FYI, https://github.com/tensorflow/tfjs/pull/6603 use the simulated matmul_vec4 on webgpu can greatly improve the performance of Conv2DBackpropInput.
FYI @Linchenn
Thank you Jiajia @qjia7! This is a great inspiration. Let me see if we can reuse this algorithm and, at least, we could have a packed version of Conv2DDerInputProgram to improve the performance.

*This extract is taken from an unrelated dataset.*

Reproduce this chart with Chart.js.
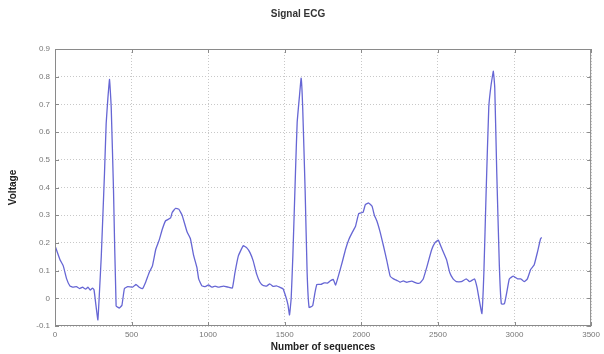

hand_detector is currently deprecated, while BlazePoseDetector is accelerated with packed Conv2DBackpropInput. However, Conv2DBackpropInput is still the performance bottleneck for BlazePoseDetector.
Hi, @qjia7
Apologize for the delayed response and we're re-visiting our older issues and checking whether those issues got resolved or not as of now so May I know are you still looking for the solution or Have we taken care of this issue please?
I see this PR https://github.com/tensorflow/tfjs/pull/7339 got merged but that PR fixes this issue partially if I'm not wrong so do you want to keep this issue open till it fixes this issue completely ?
If have I missed something here please let me know ? Thank you!
Originally, it's fixed by https://github.com/tensorflow/tfjs/pull/7339. But later, another improvement https://github.com/tensorflow/tfjs/pull/7386#issuecomment-1436535284 brings some regressions on Intel devices. I am ok to close this one and file a new one to track that issue.
Hi, @qjia7
Thank you for the confirmation and if you're okay to close this issue from your end then please feel free to close this issue now and submit new issue to track other issue. Thank you!
This issue has been marked stale because it has no recent activity since 7 days. It will be closed if no further activity occurs. Thank you.
This issue was closed due to lack of activity after being marked stale for past 7 days.